| WHAT TO PRODUCE |
Begin with the first line of the material and write out each line exactly, ending with the line that contains "const rBase = [48, 36];". Pictures are not part of the copy.

| GIVEN DATA |
* * * * *
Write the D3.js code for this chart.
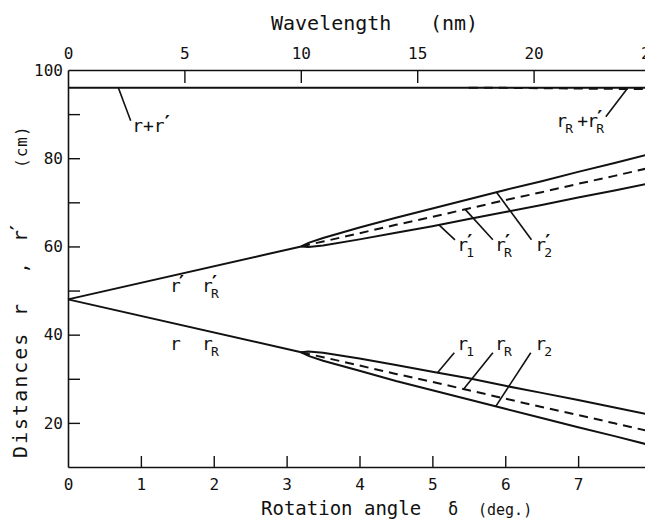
<!DOCTYPE html>
<html>
<head>
<meta charset="utf-8">
<script src="https://cdn.jsdelivr.net/npm/d3@7/dist/d3.min.js"></script>
<style>
  html, body { margin: 0; padding: 0; background: #fff; }
  svg { display: block; }
  text { font-family: "DejaVu Sans Mono", "DejaVu Sans", monospace; fill: #111; }
  .prime { font-family: "DejaVu Sans", sans-serif; font-weight: bold; }
</style>
</head>
<body>
<div id="chart"></div>
<script>
// Rotation angle (deg) for the straight part before splitting
const baseDelta = [0, 3.2];
const rPrimeBase = [48, 60];
const rBase = [48, 36];

// Rotation angle (deg) for the split region
const delta = [3.2, 3.3, 3.5, 4.0, 4.5, 5.0, 5.5, 6.0, 6.5, 7.0, 7.5, 8.0];
// Upper branch r' (cm)
const rPrime2 = [60.0, 60.8, 61.9, 64.3, 66.5, 68.6, 70.7, 72.8, 74.8, 76.9, 78.9, 81.0];
const rPrimeR = [60.0, 60.4, 61.1, 63.0, 64.9, 66.7, 68.6, 70.5, 72.3, 74.2, 76.0, 77.9];
const rPrime1 = [60.0, 59.9, 60.2, 61.6, 63.1, 64.6, 66.2, 67.8, 69.4, 71.1, 72.7, 74.4];
// Lower branch r (cm)
const r1 = [36.0, 36.2, 35.9, 34.6, 33.1, 31.6, 30.1, 28.4, 26.8, 25.2, 23.5, 21.8];
const rR = [36.0, 35.6, 34.9, 33.0, 31.1, 29.3, 27.4, 25.5, 23.6, 21.8, 19.9, 18.0];
const r2 = [36.0, 35.2, 34.1, 31.8, 29.5, 27.4, 25.3, 23.2, 21.1, 19.0, 17.0, 14.9];
// Sums (cm)
const sumDelta = [0, 8];
const sumRR = [96, 96];
const sumRefDelta = [5.5, 6.0, 6.5, 7.0, 7.5, 8.0];
const sumRRref = [96.0, 95.95, 95.88, 95.8, 95.72, 95.65];

// Axis ticks
const xTicks = [0, 1, 2, 3, 4, 5, 6, 7];
const yTicks = [20, 30, 40, 50, 60, 70, 80, 90, 100];
const yLabels = [20, 40, 60, 80, 100];
const lambdaTicks = [0, 5, 10, 15, 20, 25];

const W = 645, H = 520;
const svg = d3.select("#chart").append("svg").attr("width", W).attr("height", H);

const x = d3.scaleLinear().domain([0, 8]).range([68, 651]);
const xl = d3.scaleLinear().domain([0, 25]).range([68, 650]);
const y = d3.scaleLinear().domain([10, 100]).range([467, 70]);

const ink = "#111";

// Axes (ticks point inward)
const gB = svg.append("g").attr("transform", `translate(0,${y(10)})`)
  .call(d3.axisBottom(x).tickValues(xTicks).tickSize(-11).tickSizeOuter(0).tickPadding(20).tickFormat(d3.format("d")));
const gL = svg.append("g").attr("transform", `translate(${x(0)},0)`)
  .call(d3.axisLeft(y).tickValues(yTicks).tickSize(-12).tickSizeOuter(0).tickPadding(5)
    .tickFormat(d => yLabels.includes(d) ? d : ""));
const gT = svg.append("g").attr("transform", `translate(0,${y(100)})`)
  .call(d3.axisTop(xl).tickValues(lambdaTicks).tickSize(-13).tickSizeOuter(0).tickPadding(11).tickFormat(d3.format("d")));

[gB, gL, gT].forEach(g => {
  g.selectAll("path.domain").attr("stroke", ink).attr("stroke-width", 1.6);
  g.selectAll(".tick line").attr("stroke", ink).attr("stroke-width", 1.4);
  g.selectAll(".tick text").attr("font-size", 16).attr("fill", ink)
    .attr("font-family", "DejaVu Sans Mono, DejaVu Sans, monospace");
});
gB.selectAll(".tick text").attr("dy", "0.2em");
gT.selectAll(".tick text").attr("dy", "0em");
gB.selectAll(".tick").filter(d => d === 0).select("line").remove();
gL.selectAll(".tick").filter(d => d === 100).select("line").remove();
gT.selectAll(".tick").filter(d => d === 0).select("line").remove();

// Curves
const line = d3.line().x(d => x(d[0])).y(d => y(d[1]));
const zip = (xs, ys) => xs.map((v, i) => [v, ys[i]]);
const curves = svg.append("g").attr("fill", "none").attr("stroke", ink).attr("stroke-width", 2);

curves.append("path").attr("d", line(zip(sumDelta, sumRR)));
curves.append("path").attr("d", line(zip(sumRefDelta, sumRRref))).attr("stroke-dasharray", "9,6");
curves.append("path").attr("d", line(zip(baseDelta, rPrimeBase)));
curves.append("path").attr("d", line(zip(baseDelta, rBase)));
curves.append("path").attr("d", line(zip(delta, rPrime2)));
curves.append("path").attr("d", line(zip(delta, rPrime1)));
curves.append("path").attr("d", line(zip(delta, rPrimeR))).attr("stroke-dasharray", "9,6");
curves.append("path").attr("d", line(zip(delta, r1)));
curves.append("path").attr("d", line(zip(delta, r2)));
curves.append("path").attr("d", line(zip(delta, rR))).attr("stroke-dasharray", "9,6");

// Value of a series at a given rotation angle
const at = (xs, ys, d) => d3.scaleLinear().domain(xs).range(ys)(d);

// Symbol "r" with optional subscript and prime, anchored at its baseline
function symbol(g, px, py, sub, prime) {
  const t = g.append("text").attr("x", px).attr("y", py).attr("font-size", 18);
  t.append("tspan").text("r");
  if (sub) t.append("tspan").attr("x", px + 9).attr("y", py + 6).attr("font-size", 13).text(sub);
  if (prime) t.append("tspan").attr("class", "prime").attr("x", px + (sub ? 10 : 9)).attr("y", py - 3)
    .attr("font-size", 19).text("′");
  return t;
}

const notes = svg.append("g");
const leader = (d0, v0, d1, v1) => notes.append("line")
  .attr("x1", x(d0)).attr("y1", y(v0)).attr("x2", x(d1)).attr("y2", y(v1))
  .attr("stroke", ink).attr("stroke-width", 1.6);

// Upper branch leaders and labels
leader(5.09, at(delta, rPrime1, 5.09), 5.31, 61.5); symbol(notes, x(5.34), y(59.0), "1", true);
leader(5.45, at(delta, rPrimeR, 5.45), 5.83, 61.5); symbol(notes, x(5.86), y(59.0), "R", true);
leader(5.88, at(delta, rPrime2, 5.88), 6.36, 61.5); symbol(notes, x(6.41), y(59.0), "2", true);

// Lower branch leaders and labels
leader(5.07, at(delta, r1, 5.07), 5.30, 35.9); symbol(notes, x(5.34), y(36.6), "1", false);
leader(5.43, at(delta, rR, 5.43), 5.83, 35.9); symbol(notes, x(5.86), y(36.6), "R", false);
leader(5.87, at(delta, r2, 5.87), 6.35, 35.9); symbol(notes, x(6.41), y(36.6), "2", false);

// Sum labels
leader(0.69, 96, 0.86, 88.5);
const sumL = notes.append("text").attr("x", x(0.88)).attr("y", y(86.0)).attr("font-size", 18);
sumL.append("tspan").text("r+r");
sumL.append("tspan").attr("class", "prime").attr("dy", -3).attr("font-size", 19).text("′");

leader(7.67, at(sumRefDelta, sumRRref, 7.67), 7.38, 89.4);
const px0 = x(6.70), py0 = y(87.0);
const sumR = notes.append("text").attr("x", px0).attr("y", py0).attr("font-size", 18);
sumR.append("tspan").text("r");
sumR.append("tspan").attr("x", px0 + 9).attr("y", py0 + 6).attr("font-size", 13).text("R");
sumR.append("tspan").attr("x", px0 + 21).attr("y", py0).text("+");
sumR.append("tspan").attr("x", px0 + 31).attr("y", py0).text("r");
sumR.append("tspan").attr("x", px0 + 40).attr("y", py0 + 6).attr("font-size", 13).text("R");
sumR.append("tspan").attr("class", "prime").attr("x", px0 + 41).attr("y", py0 - 3).attr("font-size", 19).text("′");

// Plain symbols on the straight segments
symbol(notes, x(1.40), y(49.6), null, true);
symbol(notes, x(1.84), y(49.6), "R", true);
symbol(notes, x(1.40), y(36.5), null, false);
symbol(notes, x(1.84), y(36.5), "R", false);

// Axis titles
const tTop = svg.append("text").attr("y", 30).attr("font-size", 20);
tTop.append("tspan").attr("x", 271).text("Wavelength");
tTop.append("tspan").attr("x", 430).text("(nm)");

const tBot = svg.append("text").attr("y", 515).attr("font-size", 19);
tBot.append("tspan").attr("x", 261).text("Rotation angle");
tBot.append("tspan").attr("x", 448).attr("font-size", 17).text("δ");
tBot.append("tspan").attr("x", 478).attr("font-size", 15).text("(deg.)");

const tLeft = svg.append("text").attr("transform", "rotate(-90)").attr("y", 27).attr("font-size", 20);
tLeft.append("tspan").attr("x", -458).attr("letter-spacing", 2).text("Distances");
tLeft.append("tspan").attr("x", -316).text("r");
tLeft.append("tspan").attr("x", -274).text(",");
tLeft.append("tspan").attr("x", -242).text("r");
tLeft.append("tspan").attr("class", "prime").attr("x", -230).attr("dy", -3).attr("font-size", 19).text("′");
tLeft.append("tspan").attr("x", -168).attr("dy", 3).attr("font-size", 16).attr("letter-spacing", 1).text("(cm)");
</script>
</body>
</html>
* * * * *
| SOLVED EXERCISE |
Write the D3.js code for this chart.
<!DOCTYPE html>
<html>
<head>
<meta charset="utf-8">
<script src="https://cdn.jsdelivr.net/npm/d3@7/dist/d3.min.js"></script>
<style>
  html, body { margin: 0; padding: 0; background: #fff; }
  svg { display: block; }
  text { font-family: "DejaVu Sans Mono", "DejaVu Sans", monospace; fill: #111; }
  .prime { font-family: "DejaVu Sans", sans-serif; font-weight: bold; }
</style>
</head>
<body>
<div id="chart"></div>
<script>
// Rotation angle (deg) for the straight part before splitting
const baseDelta = [0, 3.2];
const rPrimeBase = [48, 60];
const rBase = [48, 36];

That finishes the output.